North Carolina representatives do not often get the chance to hear directly from their constituents, but the goal of this event was just that: to amplify student voices from within the walls of our classrooms to the chambers of the North Carolina General Assembly.
The Institute of Politics provided a unique opportunity for students to be heard during a Reverse Town Hall on Gun Violence in the Sonja Haynes Stone Center on Sunday evening. The “reverse” aspect of the event refers to the style of the conversation — rather than the typical dynamic of policymakers fielding questions from audience members, this discussion gave legislators the opportunity to ask questions to their youngest constituents. It was a time for these politicians to listen, not speak.
“I think it is important to have a civil, fact-based, policy-based discussion with student leaders and organizers with actual members of the General Assembly and being able to hopefully find common ground, but also work through differences when necessary,” said Austin Hahn, member of UNC’s Young Democrats. “I think everyone has the same goal to end gun violence, and I also think talking through that and seeing our different options moving forward is really important.”
Student organizations represented on the panel included: Ravenscroft School Youth and Government Chapter, UNC Black Student Movement, Tar Heel Rifle and Pistol Club, Lake Norman Charter School, NC Teen Democrats, Triangle People Power, UNC College Republicans, Richlands High School and more.
"Listening to the eloquent students from across the state gave everyone in the audience hope about the direction of our state," said sophomore and IOP member Lucy Russell. "The students embraced tough topics with eloquence and passion, yet still found areas of common ground."
They were questioned by Rep. John Faircloth (R-Guilford), Rep. John Torbett (R-Gaston), Rep. Cynthia Ball (D-Wake) and Sen. Jay Chaudhuri (D-Wake) about both banning and permitting firearms on high school and college campuses.
“Civil discourse is my business. I've been studying those who see the world differently for over a decade, and I want to start by saying two quick things. The first is that it is amazing if you reach common ground, but ultimately what’s more important is that each of you leave today feeling as though you heard a perspective and understand a perspective that you didn’t before,” said Anita Brown-Graham, professor of Public Law and Government at UNC and moderator of the event.

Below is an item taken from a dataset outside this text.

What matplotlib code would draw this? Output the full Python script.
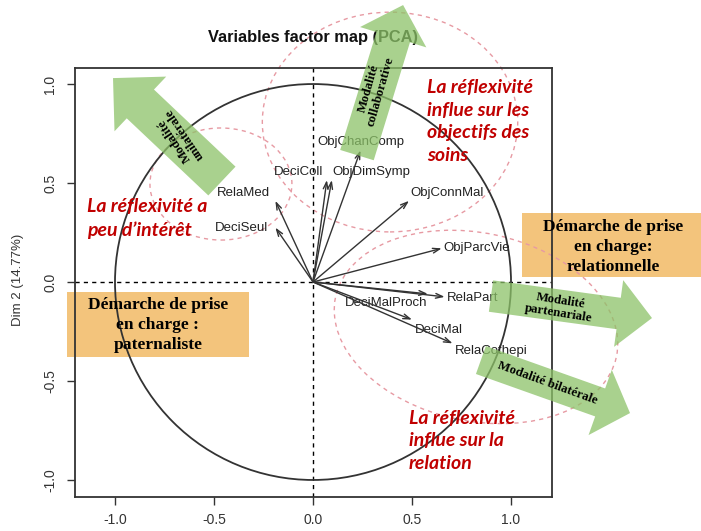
import numpy as np
import matplotlib.pyplot as plt
from matplotlib.patches import Ellipse, Polygon, Rectangle, Circle

# ---------------------------------------------------------------------------
# data
# ---------------------------------------------------------------------------
var_names = ['RelaMed', 'DeciSeul', 'DeciColl', 'ObjDimSymp', 'ObjChanComp',
             'ObjConnMal', 'ObjParcVie', 'RelaPart', 'DeciMalProch',
             'DeciMal', 'RelaCothepi']
dim1 = [-0.19, -0.19, 0.07, 0.095, 0.24, 0.485, 0.65, 0.665, 0.58, 0.50, 0.705]
dim2 = [0.41, 0.275, 0.515, 0.515, 0.665, 0.41, 0.17, -0.075, -0.06, -0.19, -0.31]

ticks = [-1.0, -0.5, 0.0, 0.5, 1.0]
tick_labels = ['-1.0', '-0.5', '0.0', '0.5', '1.0']
title = 'Variables factor map (PCA)'
ylabel = 'Dim 2 (14.77%)'

box_texts = ['Démarche de prise\nen charge :\npaternaliste',
             'Démarche de prise\nen charge:\nrelationnelle']
green_texts = ['Modalité\nunilatérale', 'Modalité\ncollaborative',
               'Modalité\npartenariale', 'Modalité bilatérale']
red_texts = ['La réflexivité\ninflue sur les\nobjectifs des\nsoins',
             'La réflexivité a\npeu d’intérêt',
             'La réflexivité\ninflue sur la\nrelation']

# label placement (pixel offset from arrow tip, alignment)
label_pos = {
    'RelaMed': (-5, 8, 'right'), 'DeciSeul': (-7, 0, 'right'),
    'DeciColl': (-4, 8, 'right'), 'ObjDimSymp': (1, 8, 'left'),
    'ObjChanComp': (0, 8, 'center'), 'ObjConnMal': (1, 8, 'left'),
    'ObjParcVie': (2, 0, 'left'), 'RelaPart': (2, -1, 'left'),
    'DeciMalProch': (0, -9, 'right'), 'DeciMal': (3, -10, 'left'),
    'RelaCothepi': (2, -8, 'left'),
}

GREEN = '#8cc268'
ORANGE = '#f3c47c'
RED = '#c00000'
PINK = '#e79aa3'


def block_arrow(ax, tail, tip, shaft_w, head_w, head_l, **kw):
    tail = np.asarray(tail, float)
    tip = np.asarray(tip, float)
    d = tip - tail
    u = d / np.hypot(*d)
    n = np.array([-u[1], u[0]])
    base = tip - u * head_l
    pts = [tail + n * shaft_w / 2, base + n * shaft_w / 2, base + n * head_w / 2,
           tip, base - n * head_w / 2, base - n * shaft_w / 2, tail - n * shaft_w / 2]
    ax.add_patch(Polygon(pts, closed=True, clip_on=False, **kw))


fig = plt.figure(figsize=(7.01, 5.31), dpi=100)
ax = fig.add_axes([75 / 701, 34 / 531, 477 / 701, 429 / 531])
ax.set_xlim(-1.202, 1.207)
ax.set_ylim(-1.086, 1.081)

# frame + ticks, R style
for s in ax.spines.values():
    s.set_linewidth(1.3)
    s.set_color('#333333')
ax.set_xticks(ticks)
ax.set_xticklabels(tick_labels)
ax.set_yticks(ticks)
ax.set_yticklabels(tick_labels, rotation=90, va='center')
ax.tick_params(direction='out', length=5.8, width=1, colors='#333333',
               labelsize=10, labelcolor='#333333')
ax.tick_params(axis='x', pad=6)
ax.tick_params(axis='y', pad=7)
for lab in ax.get_xticklabels() + ax.get_yticklabels():
    lab.set_family('Liberation Sans')

fig.text(18 / 701, 1 - 280 / 531, ylabel, rotation=90, ha='center', va='center',
         fontsize=9.5, color='#333333', family='Liberation Sans')

# orange boxes (behind the plot lines)
ax.add_patch(Rectangle((-1.242, -0.379), 0.919, 0.329, fc=ORANGE, ec='none',
                       zorder=0.5, clip_on=False))
ax.add_patch(Rectangle((1.056, 0.025), 0.92, 0.323, fc=ORANGE, ec='none',
                       zorder=0.5, clip_on=False))

# red dashed groupings
ell_kw = dict(fill=False, ec=PINK, lw=1.0, ls=(0, (3, 3)), zorder=1, clip_on=False)
ax.add_patch(Ellipse((0.389, 0.808), 1.29, 1.11, **ell_kw))
ax.add_patch(Ellipse((-0.465, 0.495), 0.717, 0.566, **ell_kw))
ax.add_patch(Ellipse((0.823, -0.227), 1.45, 0.95, angle=-12, **ell_kw))

# axes through origin + correlation circle
ax.axhline(0, color='black', lw=1, ls=(0, (3, 3)), zorder=2)
ax.axvline(0, color='black', lw=1, ls=(0, (3, 3)), zorder=2)
ax.add_patch(Circle((0, 0), 1, fill=False, ec='#333333', lw=1.3, zorder=2))

# variable arrows
for name, x, y in zip(var_names, dim1, dim2):
    ax.annotate('', xy=(x, y), xytext=(0, 0),
                arrowprops=dict(arrowstyle='->,head_length=0.5,head_width=0.17',
                                color='#333333', lw=1.0, shrinkA=0, shrinkB=0),
                zorder=3)
    dx, dy, ha = label_pos[name]
    ax.annotate(name, xy=(x, y), xytext=(dx, dy), textcoords='offset pixels',
                ha=ha, va='center', fontsize=9.5, color='#222222',
                family='Liberation Sans', zorder=3)

# title (drawn in axes so the green arrow can sit on top of it)
ax.text(0.0, 1.237, title, ha='center', va='center', fontsize=11.8,
        fontweight='bold', color='#111111', family='Liberation Sans',
        zorder=3, clip_on=False)

# green block arrows
arr_kw = dict(fc=GREEN, ec='none', alpha=0.75, zorder=4)
block_arrow(ax, (-0.46, 0.51), (-1.01, 1.03), 0.20, 0.38, 0.19, **arr_kw)
block_arrow(ax, (0.222, 0.641), (0.455, 1.399), 0.177, 0.35, 0.17, **arr_kw)
block_arrow(ax, (0.899, -0.071), (1.712, -0.182), 0.16, 0.34, 0.17, **arr_kw)
block_arrow(ax, (0.848, -0.394), (1.601, -0.662), 0.15, 0.35, 0.16, **arr_kw)

serif = dict(family='Liberation Serif', fontweight='bold', color='black',
             ha='center', va='center', zorder=5, clip_on=False)
ax.text(-0.672, 0.732, green_texts[0], rotation=124, fontsize=9.3,
        linespacing=1.0, **serif)
ax.text(0.313, 0.97, green_texts[1], rotation=74, fontsize=9.3,
        linespacing=1.0, **serif)
ax.text(1.247, -0.126, green_texts[2], rotation=-9, fontsize=9.3,
        linespacing=1.05, **serif)
ax.text(1.182, -0.51, green_texts[3], rotation=-20, fontsize=9.3, **serif)

# orange box texts
ax.text(-0.783, -0.217, box_texts[0], fontsize=12.6, linespacing=1.3, **serif)
ax.text(1.515, 0.177, box_texts[1], fontsize=12.6, linespacing=1.3, **serif)

# red comments
red = dict(family='Lato', fontweight='bold', style='italic', color=RED,
           ha='left', va='center', fontsize=14, linespacing=1.4,
           zorder=5, clip_on=False)
ax.text(0.576, 0.811, red_texts[0], **red)
ax.text(-1.141, 0.321, red_texts[1], **red)
ax.text(0.485, -0.803, red_texts[2], **red)

fig.savefig('out.png', dpi=100)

With the purpose of creating a respectful space for students to share their thoughts, the goal of this nonpartisan discussion was to shed light on a wide variety of student perspectives across the state to find areas of common ground for the sake of North Carolina's future.
“I have been incredibly inspired by the conversations I’ve had with student leaders since the Parkland shooting. Whether it’s speaking with high school students in Wake County or listening to the dialogue here tonight, I’m telling you that the voices I’ve witnessed from your generation are truly incredible,” Chaudhuri said. “I think that tackling those harder issues, in many ways, will carry the legacy we saw in the students of Parkland who, in just three weeks after the shooting, were able to persuade and convince a Republican governor and a Republican General Assembly to pass the most significant gun reform in that state’s history.”